Holy crap, but they loved this game.
Next up? Bigger and Better Scavenger Hunt.
I spent many hours of my youth participating in this very fun waste of time. The rules? Divide into groups. Each group starts with a single paperclip. Travel from house to house. Convince whoever answers the door to give you something "bigger or better" than the paper clip. Go to the next house and trade that item for something "bigger or better." Rinse, and repeat. You can't go to your own house. Items will not be returned. You cannot trade for things that draw breath (house plants okay -- snakes not so much). Be back by the specified time or your group is disqualified.

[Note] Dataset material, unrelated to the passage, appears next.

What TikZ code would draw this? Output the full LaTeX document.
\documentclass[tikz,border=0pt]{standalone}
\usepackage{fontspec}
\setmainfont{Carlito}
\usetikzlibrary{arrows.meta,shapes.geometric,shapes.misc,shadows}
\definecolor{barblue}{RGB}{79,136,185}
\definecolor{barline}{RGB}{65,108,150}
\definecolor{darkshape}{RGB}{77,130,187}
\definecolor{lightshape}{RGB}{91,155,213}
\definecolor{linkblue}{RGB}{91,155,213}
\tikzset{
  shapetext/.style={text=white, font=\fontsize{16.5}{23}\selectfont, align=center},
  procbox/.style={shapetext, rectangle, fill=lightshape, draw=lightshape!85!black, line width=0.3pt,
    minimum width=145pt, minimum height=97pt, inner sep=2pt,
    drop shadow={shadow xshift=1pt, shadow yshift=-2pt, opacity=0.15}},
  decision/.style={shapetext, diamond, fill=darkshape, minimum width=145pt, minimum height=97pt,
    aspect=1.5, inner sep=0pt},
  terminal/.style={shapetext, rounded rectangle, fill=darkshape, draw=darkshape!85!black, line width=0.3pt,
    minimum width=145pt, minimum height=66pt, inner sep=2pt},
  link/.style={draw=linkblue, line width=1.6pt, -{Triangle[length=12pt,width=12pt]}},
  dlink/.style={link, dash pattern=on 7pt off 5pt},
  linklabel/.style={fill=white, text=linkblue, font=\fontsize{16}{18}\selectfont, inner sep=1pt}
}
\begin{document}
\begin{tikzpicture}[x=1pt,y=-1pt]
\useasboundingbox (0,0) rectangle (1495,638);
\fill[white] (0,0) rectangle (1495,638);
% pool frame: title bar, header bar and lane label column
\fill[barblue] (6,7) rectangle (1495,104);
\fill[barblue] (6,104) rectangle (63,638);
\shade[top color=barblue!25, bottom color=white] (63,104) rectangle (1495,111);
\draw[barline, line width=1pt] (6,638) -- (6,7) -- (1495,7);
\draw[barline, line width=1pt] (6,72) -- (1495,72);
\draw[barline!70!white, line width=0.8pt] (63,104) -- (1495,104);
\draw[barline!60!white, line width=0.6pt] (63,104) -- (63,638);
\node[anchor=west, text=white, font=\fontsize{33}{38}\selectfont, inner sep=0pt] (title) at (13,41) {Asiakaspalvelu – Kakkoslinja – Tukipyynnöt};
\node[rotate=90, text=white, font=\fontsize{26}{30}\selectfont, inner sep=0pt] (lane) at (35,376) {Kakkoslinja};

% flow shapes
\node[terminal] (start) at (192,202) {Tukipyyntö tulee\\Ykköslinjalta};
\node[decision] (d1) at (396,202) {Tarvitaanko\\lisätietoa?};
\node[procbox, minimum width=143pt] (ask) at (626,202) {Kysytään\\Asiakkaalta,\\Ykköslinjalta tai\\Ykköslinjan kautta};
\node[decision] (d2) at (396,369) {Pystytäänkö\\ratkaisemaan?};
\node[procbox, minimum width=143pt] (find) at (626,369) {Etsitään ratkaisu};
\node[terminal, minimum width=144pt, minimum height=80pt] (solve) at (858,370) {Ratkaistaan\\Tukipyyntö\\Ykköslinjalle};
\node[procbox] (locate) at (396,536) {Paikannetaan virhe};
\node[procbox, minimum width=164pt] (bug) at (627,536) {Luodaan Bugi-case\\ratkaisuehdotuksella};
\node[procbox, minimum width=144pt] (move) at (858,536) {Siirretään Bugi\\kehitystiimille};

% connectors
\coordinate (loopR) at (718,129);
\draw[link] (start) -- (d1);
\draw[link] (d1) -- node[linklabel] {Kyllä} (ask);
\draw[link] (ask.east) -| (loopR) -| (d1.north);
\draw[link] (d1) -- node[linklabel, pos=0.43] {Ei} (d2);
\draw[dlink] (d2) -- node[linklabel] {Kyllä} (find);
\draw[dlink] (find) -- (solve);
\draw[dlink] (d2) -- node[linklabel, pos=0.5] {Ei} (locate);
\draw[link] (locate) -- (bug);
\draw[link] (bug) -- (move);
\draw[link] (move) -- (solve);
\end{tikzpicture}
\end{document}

(this activity offered the added benefit of emptying 40 teenagers from my home for one peaceful hour.)
Before long, these items appeared in my front yard: propane tank, tire, spinning wheel, gallon of pancake syrup, television set, bicycle frame, and a window pane.

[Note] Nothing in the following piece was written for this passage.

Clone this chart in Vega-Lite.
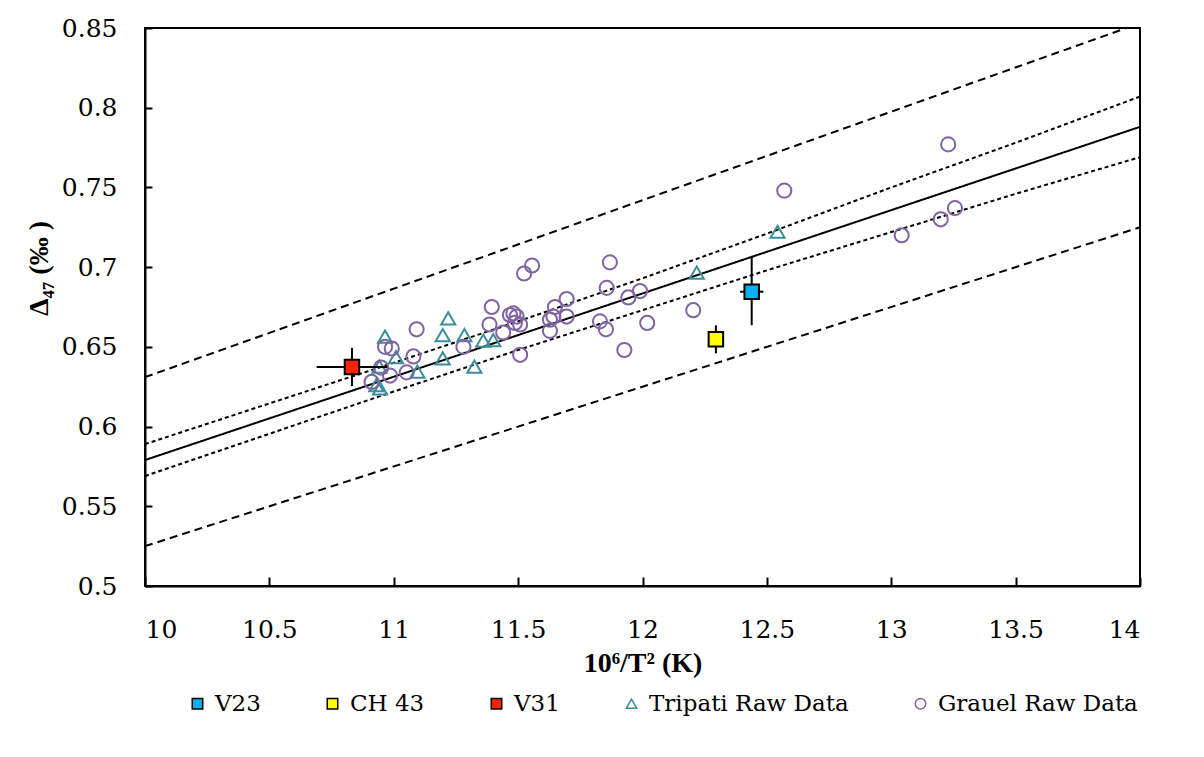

Screamapillar's group was ten minutes late and disqualifed, so we made her be the judge. The had to "sell the product" and convince her why their object was "bigger or better."
One group came back with a person (because I forgot to mention the "breathing" rule) and won for "better," solely because of the "saucy pose" struck by the person brought back. The tv came in first for "bigger" because of it's tremendous weight. Anybody want to haul the other stuff out of my yard, please?
Here's the breakdown:
Invitations $3
Costco cake $17
Nachos w/toppings, veg and drinks $28
Decorations $0.99
Games $ 2.17 (saltines)
Yoda soda $6
(paper goods already on hand leftover from 'cul-de-sac of fire')
(paper goods already on hand leftover from 'cul-de-sac of fire')
So my party cost $1.27 per invited guest.
*** ascend soapbox ***
Recently, in a nearby city, a mother hosted a birthday party for a six year old. It made the papers.
And was on tv. Because they spent $32,000 on this party.
I can think of a lot better things to do with $32,000, and not one dollar would be spent on spoiling my child and giving them an unrealistic entitlement attitute. Next year, if we play "bigger and better" we (the teenagers and I) discussed how it might also be used to collect a can of food at each house and donate it to the food bank. Hmmm. Good idea.
*** descend from soapbox ***
There were some fantastic, right minded teenagers at my house. They didn't ask for much, just some good clean fun. They were polite and well behaved, kind and inclusive of one another. They sang "Happy Birthday" to my daugher very loud, and deliberately off key in different tempos (see photo above). They laughed, they joked, they sang along to the video and seemed to have a great time. They offered thanks as they went out the door. They loved my kid enough to show up.
It was awesome.
.
1 comment:
Happy Birthday to Katie. You are very good at fun...and I'm very impressed with the budget aspect. Awesome party!